La frase que me había impactado el 25 de mayo comenzó a mostrarse en los hechos, así como cuando en otro discurso dijo: «somos los hijos de las Madres y Abuelas de Plaza de Mayo». El bloque de diputados del PJ tenía varios duhaldistas y menemistas muy condicionados por el poder mediático y el económico. No les gustó cuando Néstor les ordenó que anularan las leyes de impunidad. Retrasaron la decisión todo lo que pudieron. Néstor los presionó y pidieron tiempo para presentar un proyecto propio.
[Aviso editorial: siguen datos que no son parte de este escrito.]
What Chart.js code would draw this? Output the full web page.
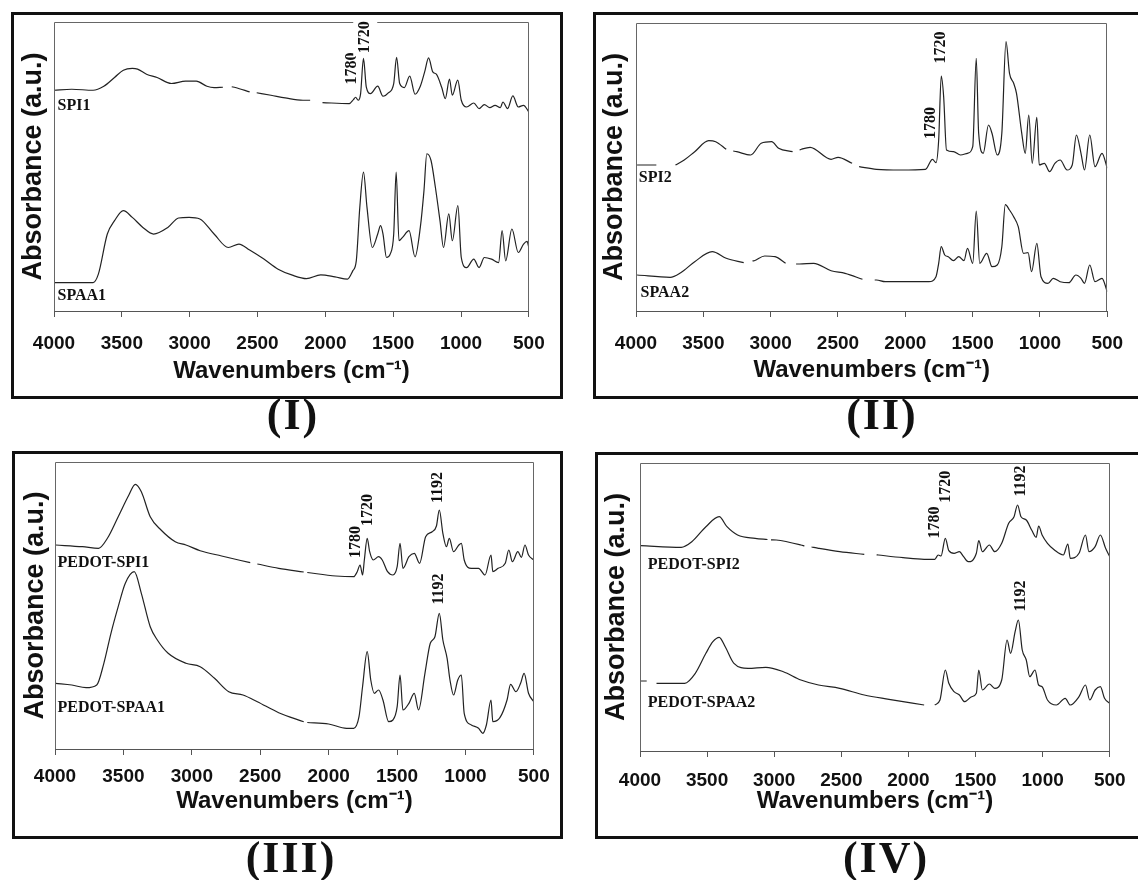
<!DOCTYPE html>
<html><head><meta charset="utf-8">
<script src="https://cdn.jsdelivr.net/npm/chart.js@4.4.1/dist/chart.umd.min.js"></script>
<style>
html,body{margin:0;padding:0;background:#fff;}
body{width:1138px;height:880px;position:relative;overflow:hidden;}
.box{position:absolute;border:3px solid #111;box-sizing:border-box;}
canvas{position:absolute;}
.cap{position:absolute;width:200px;text-align:center;font-family:"Liberation Serif","Times New Roman",serif;font-weight:bold;font-size:44px;line-height:44px;color:#111;letter-spacing:2px;}
</style></head><body>
<div class="box" style="left:11px;top:12px;width:552px;height:387px"></div>
<div class="box" style="left:593px;top:12px;width:600px;height:387px"></div>
<div class="box" style="left:12px;top:451px;width:551px;height:388px"></div>
<div class="box" style="left:595px;top:452px;width:600px;height:387px"></div>
<canvas id="c1" width="546" height="381" style="left:14px;top:15px"></canvas>
<canvas id="c2" width="542" height="381" style="left:596px;top:15px"></canvas>
<canvas id="c3" width="545" height="381" style="left:15px;top:455px"></canvas>
<canvas id="c4" width="540" height="381" style="left:598px;top:455px"></canvas>
<div class="cap" style="left:193px;top:393px">(I)</div>
<div class="cap" style="left:782px;top:393px">(II)</div>
<div class="cap" style="left:191px;top:836px">(III)</div>
<div class="cap" style="left:786px;top:836px">(IV)</div>
<script>
// ---- tick labels (cm^-1) ----
const xTicks = [4000,3500,3000,2500,2000,1500,1000,500];

// ---- Panel I ----
const spi1Wn = [4000,3869,3712,3633,3554,3489,3423,3384,3318,3240,3135,3030,2951,2873,2820,2755,2722,2690,2663,2558,2530,2506,2401,2296,2165,2112,2070,2021,1824,1793,1777,1758,1740,1719,1698,1667,1614,1575,1536,1496,1475,1452,1418,1378,1339,1300,1268,1239,1208,1182,1142,1116,1085,1064,1024,998,959,906,867,828,788,749,710,691,657,618,578,539,500];
const spi1Abs = [220,221,220,224,232.7,240,241.7,241,236,232.7,226.7,229,229,224,222.7,223,null,223.5,222.7,218.3,null,217.5,215,212.3,210,210,null,207.7,206.7,210.7,213,210,216.7,251.7,223,216.7,224,214,217.3,226.7,252.7,226.7,222.7,234,216,224,238.3,252.3,238.3,236,222.7,211.7,231,215,230,210,203.3,207.3,201.7,205.7,202.7,205,202.7,208.3,201.7,214.3,203.3,205,198.3];
const spaa1Wn = [4000,3712,3673,3607,3554,3489,3423,3345,3266,3161,3082,3004,2925,2820,2715,2637,2558,2453,2348,2243,2139,2034,1929,1837,1798,1772,1746,1719,1693,1654,1614,1593,1575,1549,1522,1496,1478,1457,1431,1383,1339,1300,1273,1252,1221,1189,1155,1129,1090,1064,1023,998,959,906,867,828,775,723,697,671,625,578,539,513,500];
const spaa1Abs = [28.3,28.3,36.7,76.7,90,100,93.3,83.3,76.7,83.3,92.7,93.3,91.7,76.7,63.3,66.7,60.7,51.7,41.7,35.7,32.3,36,34,31.7,40,50,103.3,138.3,103.3,63.3,76.7,85,76.7,53.3,56.7,76.7,138.3,70,73.3,80,54,83.3,120,156.7,150,123.3,90,63.3,96.7,70,105,53.3,43.3,51.7,43.3,53.3,51.7,48.3,80,50,81.7,58.3,66.7,69.3,63.3];

// ---- Panel II ----
const spi2Wn = [3992,3849,3820,3707,3642,3564,3460,3408,3330,3317,3278,3252,3148,3070,2993,2941,2837,2810,2785,2772,2707,2551,2499,2395,2369,2343,2214,2032,1850,1798,1772,1752,1733,1715,1694,1642,1590,1538,1499,1473,1455,1421,1382,1356,1317,1283,1252,1226,1195,1174,1135,1109,1083,1057,1023,1005,967,928,889,850,798,760,729,695,669,630,591,539,500];
const spi2Abs = [146,146,null,146,151,159.3,170.3,169.3,161.7,null,160,159.3,156,167.7,169.3,162.7,159.3,null,161,161.7,163.7,151.7,153.7,147.7,null,144.3,141.7,141,141.7,151.7,148.3,171,235,214.3,161,159.3,156,157.7,164.3,252.7,177.7,157.7,186,177.7,156,177.7,269.3,237.7,227.7,217.7,177.7,157.7,196,147.7,193.7,146,147.7,139.3,147.7,151,141,146,176,157.7,141,176,144.3,157.7,142.7];
const spaa2Wn = [3992,3746,3668,3564,3434,3330,3200,3187,3135,3122,3044,2967,2889,2863,2811,2785,2681,2551,2447,2318,2270,2227,2214,2149,1824,1772,1752,1733,1707,1681,1642,1603,1564,1538,1499,1473,1447,1395,1356,1317,1283,1257,1226,1195,1161,1122,1088,1062,1023,992,940,901,850,785,733,695,669,630,591,539,500];
const spaa2Abs = [36,33.7,38.3,49.3,59.3,52.7,48.3,null,50,50.3,55,54.3,47.7,null,47,47,47.7,40.3,37.7,31.7,null,31,31,29.3,29.3,34.3,47.7,64.3,56,54.3,50.3,54.3,50.3,62.7,47.7,100,47.7,57.7,44.3,46,64.3,106.3,101,94.3,84.3,57.7,58.3,39.3,67.7,34.3,27.7,32.7,29.3,28.3,36,32.7,27.7,46,29.3,32.7,19.3];

// ---- Panel III ----
const pspi1Wn = [3995,3799,3682,3617,3538,3460,3413,3369,3304,3225,3121,3043,2939,2782,2573,2547,2521,2365,2182,2169,2156,1947,1817,1791,1770,1752,1739,1718,1700,1674,1635,1608,1569,1530,1499,1478,1457,1413,1374,1335,1291,1243,1212,1191,1165,1139,1118,1087,1048,1030,1009,957,904,857,813,800,761,709,683,657,617,591,565,539,500];
const pspi1Abs = [204,202.3,200.7,210.7,232.3,254,264.7,257.3,232.3,219,207.3,204,198.3,193,186.3,null,185,180.7,177,null,176.5,173,172.3,177.3,184,174,189,210.7,197.3,189,192.3,189,177.3,174,182.3,205.7,180.7,192.3,195.7,185.7,212.3,217.3,223,239,215.7,202.3,210.7,197.3,204,205.7,189,180.7,180.7,174,194,177.3,180.7,185.7,199,187.3,197.3,191.7,204,194,189];
const pspaa1Wn = [3995,3877,3773,3695,3643,3591,3538,3486,3421,3369,3304,3252,3173,3043,2939,2834,2730,2626,2521,2365,2182,2169,2156,2000,1869,1817,1778,1752,1718,1692,1666,1635,1603,1561,1530,1499,1478,1457,1413,1374,1343,1296,1257,1223,1191,1165,1134,1113,1087,1056,1030,1009,957,904,873,847,813,800,748,696,670,631,597,571,539,500];
const pspaa1Abs = [65.7,64,61.3,64,85.7,115.7,142.3,165.7,177.3,155.7,122.3,109,95.7,85.7,82.3,70.7,57.3,54,47.3,36.3,27.3,null,26.5,25,20.7,20.7,32.3,62.3,97.3,69,55.7,59,49,27.3,29,42.3,74,39,45.7,55.7,39,75.7,105.7,112.3,135.7,109,90.7,69,54,69,74,35.7,24,20.7,15.7,24,49,27.3,31.3,49,64.7,57.3,65.7,75.7,55.7,47.3];

// ---- Panel IV ----
const pspi2Wn = [3995,3693,3614,3509,3410,3352,3273,3142,3050,3037,3024,2985,2801,2775,2748,2722,2670,2512,2329,2283,2237,2224,2040,1883,1804,1778,1757,1725,1699,1660,1620,1589,1555,1494,1476,1449,1397,1357,1305,1253,1213,1187,1161,1122,1082,1048,1030,1004,964,912,846,812,794,729,681,655,609,570,531,500];
const pspi2Abs = [205.3,203.7,209.3,224.3,234.3,224.3,216,212.7,211.5,null,211.2,211,206,205,null,204,202.7,199.3,196.7,null,196.2,196,193.3,191.7,191.7,196,195,212.7,200.3,197.7,199.3,194.3,189.3,197.7,210.3,199.3,206,199.3,207.7,227.7,234.3,246,234.3,231,221,213.7,225,216,207.7,201,196,207,192.7,197.7,216,199.3,204.3,216,202.7,194.3];
const pspaa2Wn = [3995,3950,3915,3877,3667,3588,3509,3457,3410,3365,3300,3195,3063,2932,2801,2670,2512,2329,2145,1883,1850,1804,1765,1725,1699,1660,1620,1581,1529,1494,1476,1449,1397,1357,1305,1265,1239,1205,1181,1152,1122,1096,1057,1030,1004,964,898,832,794,729,681,649,609,570,539,500];
const pspaa2Abs = [70,70,null,67.7,67.7,77.7,97.7,109.3,113.7,104.3,87.7,82.7,83.7,79.3,71,66,62.7,56,51.7,46,null,46,51,81,67.7,59.3,56,49.3,54.3,57.7,81,61,67,62.7,71,111,97.7,119.3,131,101,91,74.3,81,66,64.3,51,46,52.7,46,54.3,66,51,61,64.3,52.7,47.7];

const SANS = '"Liberation Sans", Arial, sans-serif';
const SERIF = '"Liberation Serif", "Times New Roman", serif';

function pts(wn, ab){ return wn.map((w,i)=>({x:w, y:ab[i]})); }

const annotPlugin = {
  id:'annot',
  afterDatasetsDraw(chart, args, opts){
    const {ctx, chartArea:a} = chart;
    const xs = chart.scales.x, ys = chart.scales.y;
    ctx.save();
    ctx.strokeStyle = '#666'; ctx.lineWidth = 1;
    const L = Math.round(a.left)+0.5, R = Math.round(a.right)-0.5, T = Math.round(a.top)+0.5, B = Math.round(a.bottom);
    ctx.beginPath(); ctx.moveTo(L,B); ctx.lineTo(L,T); ctx.lineTo(R,T); ctx.lineTo(R,B); ctx.stroke();
    ctx.fillStyle = '#111';
    ctx.font = 'bold 16px ' + SERIF;
    ctx.textBaseline = 'middle'; ctx.textAlign = 'left';
    (opts.labels||[]).forEach(l => ctx.fillText(l.t, xs.getPixelForValue(l.x), ys.getPixelForValue(l.y)));
    (opts.peaks||[]).forEach(p => {
      const px = xs.getPixelForValue(p.x), py = ys.getPixelForValue(p.y);
      ctx.save(); ctx.translate(px, py); ctx.rotate(-Math.PI/2);
      ctx.textAlign = 'center';
      if (p.bg) { const w = ctx.measureText(p.t).width; ctx.fillStyle='#fff'; ctx.fillRect(-w/2-3, -12, w+6, 24); ctx.fillStyle='#111'; }
      ctx.fillText(p.t, 0, 0);
      ctx.restore();
    });
    ctx.restore();
  }
};

function makeChart(id, c){
  new Chart(document.getElementById(id), {
    type:'line',
    data:{datasets: c.series.map(s=>({data:pts(s[0], s[1]), borderColor:'#222', borderWidth:1.2, pointRadius:0, cubicInterpolationMode:'monotone', spanGaps:false, fill:false}))},
    options:{
      responsive:false, animation:false, devicePixelRatio:1,
      layout:{padding:{left:0, right:c.padR, top:c.padT, bottom:0}},
      plugins:{legend:{display:false}, tooltip:{enabled:false}, annot:{labels:c.labels, peaks:c.peaks}},
      scales:{
        x:{type:'linear', reverse:true, min:500, max:4000,
           afterBuildTicks: s=>{ s.ticks = xTicks.map(v=>({value:v})); },
           ticks:{callback:v=>String(v), font:{family:SANS, size:19, weight:'bold'}, color:'#111', padding:c.tickPad, maxRotation:0, autoSkip:false},
           grid:{display:true, drawOnChartArea:false, drawTicks:true, tickLength:6, color:'#555', lineWidth:1},
           border:{display:true, color:'#555', width:1},
           title:{display:true, text:'Wavenumbers (cm\u207B\u00B9)', font:{family:SANS, size:24, weight:'bold'}, color:'#111', padding:{top:0, bottom:c.titlePadB}},
           afterFit: s=>{ s.height = c.xH; }},
        y:{min:0, max:c.yMax, ticks:{display:false}, grid:{display:false}, border:{display:false},
           title:{display:true, text:'Absorbance (a.u.)', font:{family:SANS, size:27, weight:'bold'}, color:'#111', padding:{top:c.yTitlePad, bottom:0}},
           afterFit: s=>{ s.width = c.yW; }}
      }
    },
    plugins:[annotPlugin]
  });
}

makeChart('c1', {series:[[spi1Wn,spi1Abs],[spaa1Wn,spaa1Abs]], padR:20, padT:7, yW:40, xH:85, tickPad:15.3, titlePadB:9.9, yTitlePad:3.8, yMax:288,
  labels:[{t:'SPI1', x:3974, y:204},{t:'SPAA1', x:3974, y:15}],
  peaks:[{t:'1780', x:1803, y:241.7},{t:'1720', x:1706, y:272.7, bg:true}]});
makeChart('c2', {series:[[spi2Wn,spi2Abs],[spaa2Wn,spaa2Abs]], padR:14, padT:8, yW:40, xH:85, tickPad:14.9, titlePadB:11.6, yTitlePad:2.8, yMax:288,
  labels:[{t:'SPI2', x:3979, y:133},{t:'SPAA2', x:3966, y:18}],
  peaks:[{t:'1780', x:1811, y:188},{t:'1720', x:1733, y:263.5}]});
makeChart('c3', {series:[[pspi1Wn,pspi1Abs],[pspaa1Wn,pspaa1Abs]], padR:17, padT:7, yW:40, xH:87, tickPad:10.3, titlePadB:19.9, yTitlePad:4.8, yMax:287,
  labels:[{t:'PEDOT-SPI1', x:3982, y:185.7},{t:'PEDOT-SPAA1', x:3982, y:40.7}],
  peaks:[{t:'1780', x:1804, y:207},{t:'1720', x:1713, y:239},{t:'1192', x:1204, y:261.5},{t:'1192', x:1196, y:160}]});
makeChart('c4', {series:[[pspi2Wn,pspi2Abs],[pspaa2Wn,pspaa2Abs]], padR:13, padT:8, yW:42, xH:85, tickPad:12.4, titlePadB:19.9, yTitlePad:2.8, yMax:288,
  labels:[{t:'PEDOT-SPI2', x:3942, y:186},{t:'PEDOT-SPAA2', x:3942, y:47.7}],
  peaks:[{t:'1780', x:1804, y:228.5},{t:'1720', x:1720, y:264.3},{t:'1192', x:1161, y:270},{t:'1192', x:1161, y:155}]});
</script>
</body></html>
Néstor les dió un plazo y cuando se venció, en agosto, les ordenó que votaran el proyecto de la izquierda que había presentado Patricia Walsh. Y lo tuvieron que votar. El radicalismo se abstuvo en Diputados y votó en contra en el Senado.

La gente venía muy golpeada por la era menemista y por las promesas incumplidas de la Alianza, había mucho escepticismo. No eran pocos los que creían ver trampas por todos lados. En mi caso y en ese momento, lo tenía más claro que cuando lo voté. La noche que se debatió la anulación de las leyes de impunidad, se hacía un acto en la puerta del Congreso, y los organismos de derechos humanos me pidieron que fuera uno de los oradores.

Obviamente, dije que había que apoyar. A muchos, que después se hicieron fervientes kirchneristas, no les gustó. Pero cuando se aprobó la ley, hubo más que no pudieron contener las lágrimas. Hubo gritos y abrazos, pero sobre todo, una sensación profunda, desbordante e inesperada de que se terminaba la Argentina del miedo y se juzgaría a los genocidas. “Juicio y castigo” era una consigna permanente, no negociable, pero pocos creían que llegarían a verlo. Y se hizo. Y fue por eso que el genocida Videla afirmó que “los Kirchner fueron lo peor que nos podía pasar”.